| Items |
+ + + + +

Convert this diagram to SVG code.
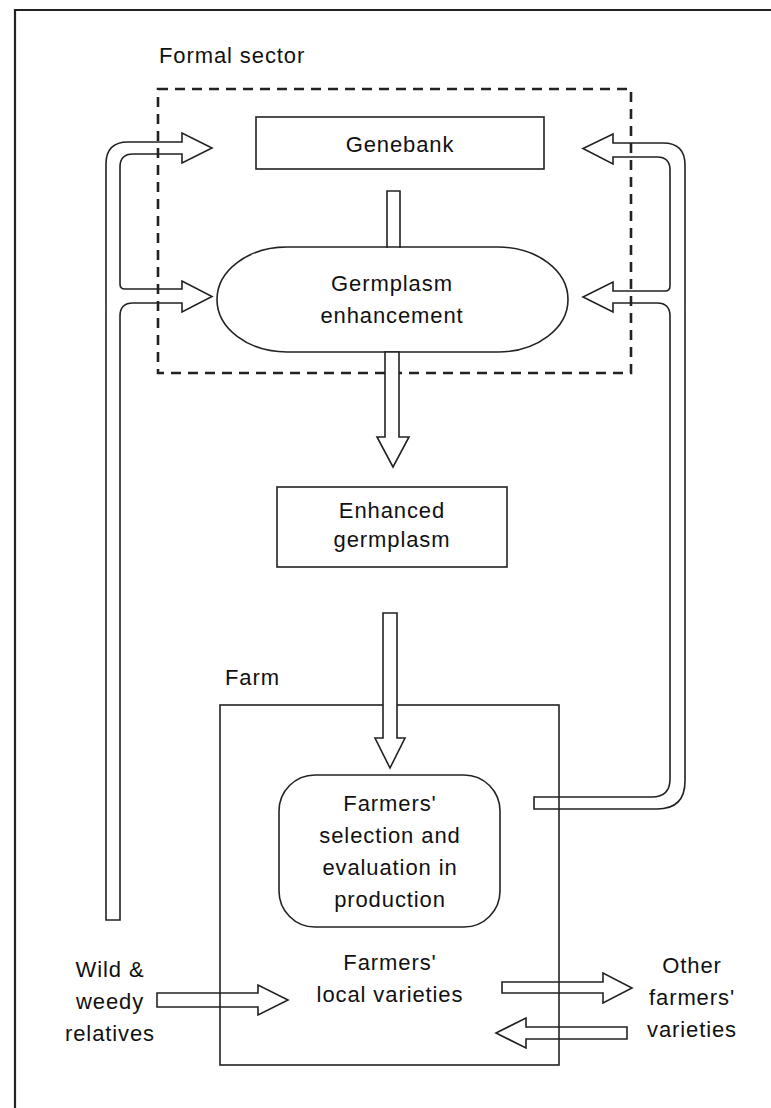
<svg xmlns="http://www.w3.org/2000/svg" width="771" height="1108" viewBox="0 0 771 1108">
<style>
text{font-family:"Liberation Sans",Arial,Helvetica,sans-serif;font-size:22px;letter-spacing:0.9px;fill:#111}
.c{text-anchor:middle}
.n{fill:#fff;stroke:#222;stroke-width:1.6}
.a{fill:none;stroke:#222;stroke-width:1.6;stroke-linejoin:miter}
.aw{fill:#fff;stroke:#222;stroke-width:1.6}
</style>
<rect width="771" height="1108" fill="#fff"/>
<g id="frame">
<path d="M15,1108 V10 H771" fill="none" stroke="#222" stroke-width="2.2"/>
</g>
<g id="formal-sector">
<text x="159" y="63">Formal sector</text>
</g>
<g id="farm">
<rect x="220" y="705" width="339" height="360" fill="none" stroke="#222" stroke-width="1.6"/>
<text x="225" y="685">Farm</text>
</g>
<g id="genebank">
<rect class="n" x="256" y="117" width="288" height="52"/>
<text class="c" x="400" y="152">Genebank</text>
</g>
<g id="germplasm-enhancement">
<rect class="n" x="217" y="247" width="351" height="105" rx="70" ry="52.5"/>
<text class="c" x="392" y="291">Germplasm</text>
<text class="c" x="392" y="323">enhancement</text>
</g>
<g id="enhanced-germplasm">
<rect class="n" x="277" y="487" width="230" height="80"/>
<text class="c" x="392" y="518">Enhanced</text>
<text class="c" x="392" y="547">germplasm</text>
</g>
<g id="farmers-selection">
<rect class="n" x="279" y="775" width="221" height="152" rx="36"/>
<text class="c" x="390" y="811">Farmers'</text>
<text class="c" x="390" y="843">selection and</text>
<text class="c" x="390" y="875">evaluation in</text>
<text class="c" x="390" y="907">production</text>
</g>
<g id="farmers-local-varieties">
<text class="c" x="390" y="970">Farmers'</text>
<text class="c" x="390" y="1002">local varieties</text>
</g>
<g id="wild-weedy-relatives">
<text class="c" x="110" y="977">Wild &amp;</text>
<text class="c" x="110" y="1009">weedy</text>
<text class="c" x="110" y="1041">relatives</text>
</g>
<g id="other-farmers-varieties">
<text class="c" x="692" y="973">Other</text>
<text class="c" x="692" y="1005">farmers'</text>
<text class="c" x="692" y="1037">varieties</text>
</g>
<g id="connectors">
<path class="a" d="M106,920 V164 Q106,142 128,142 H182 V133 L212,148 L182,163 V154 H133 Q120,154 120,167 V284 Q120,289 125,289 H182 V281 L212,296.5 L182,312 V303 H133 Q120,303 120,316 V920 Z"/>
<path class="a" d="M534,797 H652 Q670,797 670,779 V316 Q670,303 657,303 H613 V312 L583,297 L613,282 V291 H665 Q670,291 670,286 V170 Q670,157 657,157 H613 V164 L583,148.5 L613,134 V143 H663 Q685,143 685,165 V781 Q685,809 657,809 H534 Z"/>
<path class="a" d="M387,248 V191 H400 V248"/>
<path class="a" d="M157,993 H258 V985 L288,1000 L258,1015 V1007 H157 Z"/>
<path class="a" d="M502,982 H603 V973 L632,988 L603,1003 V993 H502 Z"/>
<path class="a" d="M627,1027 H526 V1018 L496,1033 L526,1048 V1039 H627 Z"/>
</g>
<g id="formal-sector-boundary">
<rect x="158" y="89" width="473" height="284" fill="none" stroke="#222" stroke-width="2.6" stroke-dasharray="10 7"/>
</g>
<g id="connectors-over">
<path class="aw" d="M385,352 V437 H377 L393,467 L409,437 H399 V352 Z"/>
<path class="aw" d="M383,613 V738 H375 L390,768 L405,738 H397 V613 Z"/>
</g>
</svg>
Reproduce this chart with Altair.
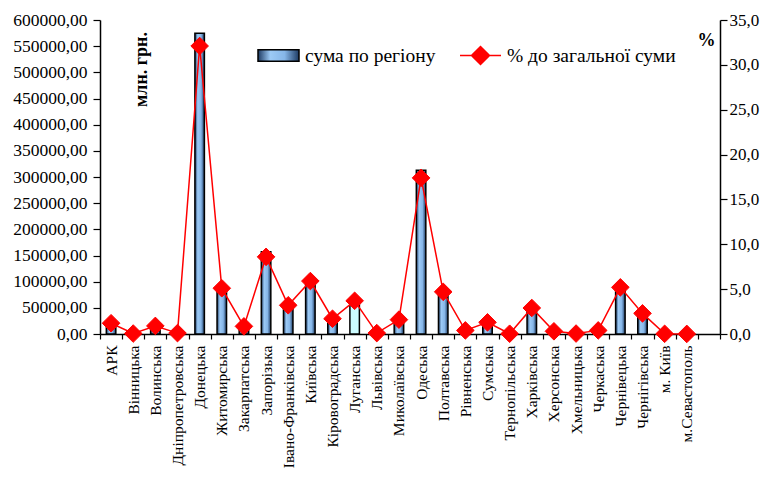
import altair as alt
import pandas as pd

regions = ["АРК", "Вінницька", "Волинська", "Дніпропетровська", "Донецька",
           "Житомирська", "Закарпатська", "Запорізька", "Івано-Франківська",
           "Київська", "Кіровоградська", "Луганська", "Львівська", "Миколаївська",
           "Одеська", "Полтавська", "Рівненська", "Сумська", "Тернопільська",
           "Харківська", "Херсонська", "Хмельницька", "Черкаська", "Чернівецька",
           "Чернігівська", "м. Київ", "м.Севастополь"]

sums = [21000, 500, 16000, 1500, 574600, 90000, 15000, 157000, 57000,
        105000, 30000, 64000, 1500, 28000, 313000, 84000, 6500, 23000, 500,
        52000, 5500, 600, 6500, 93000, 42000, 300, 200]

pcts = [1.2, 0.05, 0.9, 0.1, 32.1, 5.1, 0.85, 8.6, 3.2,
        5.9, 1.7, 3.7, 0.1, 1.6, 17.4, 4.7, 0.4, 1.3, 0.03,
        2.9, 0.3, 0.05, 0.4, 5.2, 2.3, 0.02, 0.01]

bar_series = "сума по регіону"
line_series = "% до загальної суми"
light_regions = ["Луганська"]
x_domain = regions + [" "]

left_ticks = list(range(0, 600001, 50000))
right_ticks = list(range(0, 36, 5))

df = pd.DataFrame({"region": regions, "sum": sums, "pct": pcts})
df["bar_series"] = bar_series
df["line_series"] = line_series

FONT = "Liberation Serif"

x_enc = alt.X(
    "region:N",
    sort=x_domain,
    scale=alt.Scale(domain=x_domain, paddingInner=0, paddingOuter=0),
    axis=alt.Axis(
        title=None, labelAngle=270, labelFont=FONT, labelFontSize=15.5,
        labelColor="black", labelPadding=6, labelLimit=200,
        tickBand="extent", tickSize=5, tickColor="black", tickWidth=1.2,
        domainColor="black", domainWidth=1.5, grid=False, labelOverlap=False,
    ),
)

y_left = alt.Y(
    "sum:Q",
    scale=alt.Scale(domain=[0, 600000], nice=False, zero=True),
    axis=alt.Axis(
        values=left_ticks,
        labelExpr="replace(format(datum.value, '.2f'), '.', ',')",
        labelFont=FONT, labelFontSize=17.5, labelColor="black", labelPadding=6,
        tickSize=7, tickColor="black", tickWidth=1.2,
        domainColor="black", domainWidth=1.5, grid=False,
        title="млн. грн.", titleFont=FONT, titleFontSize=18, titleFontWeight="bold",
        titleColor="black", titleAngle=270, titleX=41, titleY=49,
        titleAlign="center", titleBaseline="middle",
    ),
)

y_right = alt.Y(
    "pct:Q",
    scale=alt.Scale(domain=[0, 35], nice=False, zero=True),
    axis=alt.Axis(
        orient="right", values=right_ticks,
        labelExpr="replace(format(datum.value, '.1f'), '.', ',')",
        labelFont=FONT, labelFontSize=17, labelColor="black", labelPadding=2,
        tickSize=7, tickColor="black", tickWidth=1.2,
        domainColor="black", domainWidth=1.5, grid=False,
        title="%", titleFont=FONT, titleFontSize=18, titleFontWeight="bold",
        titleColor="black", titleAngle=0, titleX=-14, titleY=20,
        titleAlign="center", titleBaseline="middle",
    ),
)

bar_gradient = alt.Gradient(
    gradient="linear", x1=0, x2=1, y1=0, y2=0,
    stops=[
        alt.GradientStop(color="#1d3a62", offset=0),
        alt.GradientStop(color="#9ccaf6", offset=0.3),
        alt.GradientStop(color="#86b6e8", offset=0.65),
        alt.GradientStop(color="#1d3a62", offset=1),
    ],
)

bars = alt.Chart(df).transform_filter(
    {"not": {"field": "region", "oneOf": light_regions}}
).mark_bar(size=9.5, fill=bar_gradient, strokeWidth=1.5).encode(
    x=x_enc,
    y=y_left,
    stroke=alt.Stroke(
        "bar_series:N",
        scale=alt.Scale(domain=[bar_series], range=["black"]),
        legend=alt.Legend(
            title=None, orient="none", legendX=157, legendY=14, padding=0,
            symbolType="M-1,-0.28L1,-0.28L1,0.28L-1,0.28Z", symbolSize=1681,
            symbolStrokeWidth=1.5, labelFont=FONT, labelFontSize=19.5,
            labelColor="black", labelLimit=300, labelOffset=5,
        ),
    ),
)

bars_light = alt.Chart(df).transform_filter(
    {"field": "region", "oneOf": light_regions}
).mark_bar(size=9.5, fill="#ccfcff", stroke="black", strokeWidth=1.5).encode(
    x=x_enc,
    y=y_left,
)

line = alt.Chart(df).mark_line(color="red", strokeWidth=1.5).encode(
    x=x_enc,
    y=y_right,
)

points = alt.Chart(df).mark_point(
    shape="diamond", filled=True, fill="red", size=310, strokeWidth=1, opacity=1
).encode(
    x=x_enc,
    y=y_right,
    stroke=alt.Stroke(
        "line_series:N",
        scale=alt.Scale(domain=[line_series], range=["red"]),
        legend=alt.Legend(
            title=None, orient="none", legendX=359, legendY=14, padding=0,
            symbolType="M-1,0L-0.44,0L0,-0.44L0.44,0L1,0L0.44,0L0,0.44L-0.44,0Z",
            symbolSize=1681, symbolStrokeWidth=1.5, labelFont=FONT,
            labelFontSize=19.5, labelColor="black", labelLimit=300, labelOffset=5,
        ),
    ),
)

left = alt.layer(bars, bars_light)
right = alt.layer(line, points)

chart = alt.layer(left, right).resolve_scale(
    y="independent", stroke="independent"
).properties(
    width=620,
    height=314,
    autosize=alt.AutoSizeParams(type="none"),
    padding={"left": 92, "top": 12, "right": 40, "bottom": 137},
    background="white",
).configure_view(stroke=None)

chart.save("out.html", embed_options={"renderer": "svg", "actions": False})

+ + + + +

| Do this |
Look above for the line with "Reproduce this chart with Altair."; quote it and every line after it, stopping after the line with "2.9, 0.3, 0.05, 0.4, 5.2, 2.3, 0.02, 0.01]", exactly, with nothing added and without pictures.

| Output of the exercise |
Reproduce this chart with Altair.
import altair as alt
import pandas as pd

regions = ["АРК", "Вінницька", "Волинська", "Дніпропетровська", "Донецька",
           "Житомирська", "Закарпатська", "Запорізька", "Івано-Франківська",
           "Київська", "Кіровоградська", "Луганська", "Львівська", "Миколаївська",
           "Одеська", "Полтавська", "Рівненська", "Сумська", "Тернопільська",
           "Харківська", "Херсонська", "Хмельницька", "Черкаська", "Чернівецька",
           "Чернігівська", "м. Київ", "м.Севастополь"]

sums = [21000, 500, 16000, 1500, 574600, 90000, 15000, 157000, 57000,
        105000, 30000, 64000, 1500, 28000, 313000, 84000, 6500, 23000, 500,
        52000, 5500, 600, 6500, 93000, 42000, 300, 200]

pcts = [1.2, 0.05, 0.9, 0.1, 32.1, 5.1, 0.85, 8.6, 3.2,
        5.9, 1.7, 3.7, 0.1, 1.6, 17.4, 4.7, 0.4, 1.3, 0.03,
        2.9, 0.3, 0.05, 0.4, 5.2, 2.3, 0.02, 0.01]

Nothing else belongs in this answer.